Sali Gelgelo Bare’s coffee was a national jury selection at this year’s Cup of Excellence (COE) competition. Sali is a 48-year-old farmer with 13 children and 8 years’ experience cultivating coffee of his own. Sali’s farm is just under 8 hectares in size and 100% planted with coffee. This natural process microlot was handpicked and dried on raised beds on Sali’s own property, carefully supervised and sorted specifically for the COE competition.

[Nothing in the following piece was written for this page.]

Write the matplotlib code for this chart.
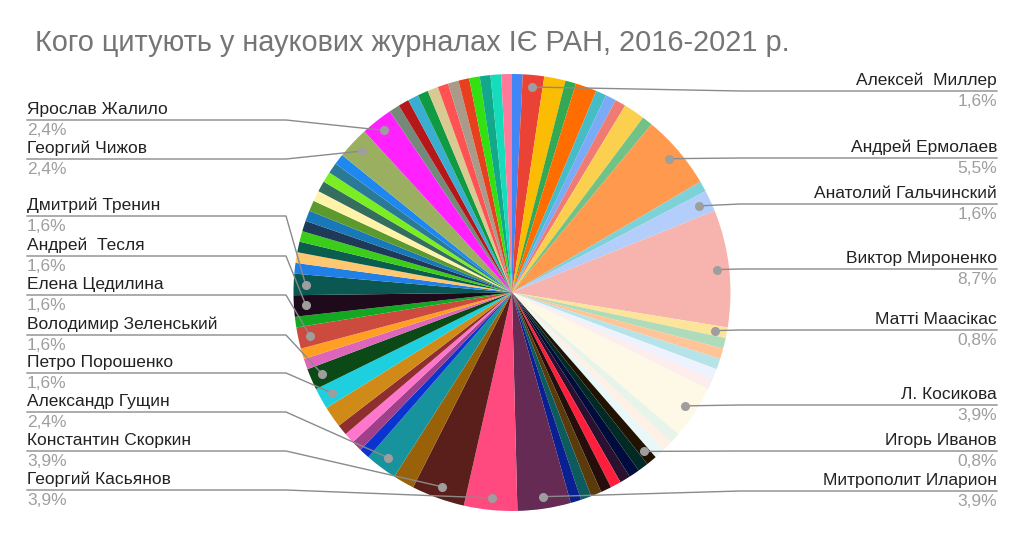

The world’s first Cup of Excellence competition took place in Brazil in 1999 and quickly became known as the world’s best discovery mechanism for quality. Each competition is origin-specific and involves multiple national selection rounds, a final competition with an international judging panel, and an online auction for the top 30 high-scoring submissions. All submissions are cupped blind throughout the entire competition, leaving judges only the cup quality to assess, and each submission is cupped up to five times. Winning producers are often fabulously rewarded with record-setting prices for their coffee, not to mention lifelong status for such an achievement. The competition has revealed countless innovative processing styles, rare cultivars, and obscure producing areas to the rest of the world for the first time.

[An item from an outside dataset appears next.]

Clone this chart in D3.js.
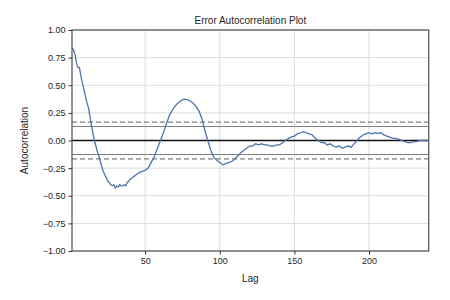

Ethiopia is of course well-known for having an incredibly high status quo for quality. Ironically, due to lack of sponsorship and an established single-farmer marketplace, the COE has only been held here twice. Royal has been a longtime supporter of maximum traceability in Ethiopia via whatever tools are available. This year we are buying and importing the entire national selection round ourselves—that is, all 22 top-scoring submissions that did not go to international auction. The enthusiasm of Ethiopia’s gifted smallholders means there are a lot of excellent coffees to be appreciated beyond the competition’s top 30 that go to auction. In the COE format small growers typically submit fully processed and dried but un-milled lots of coffee, which are then centrally milled and stored during the auction’s multi-week procession. All national jury selects were purchased by Royal with a flat farmgate price of $4.50 per pound of green coffee directly to the farmers.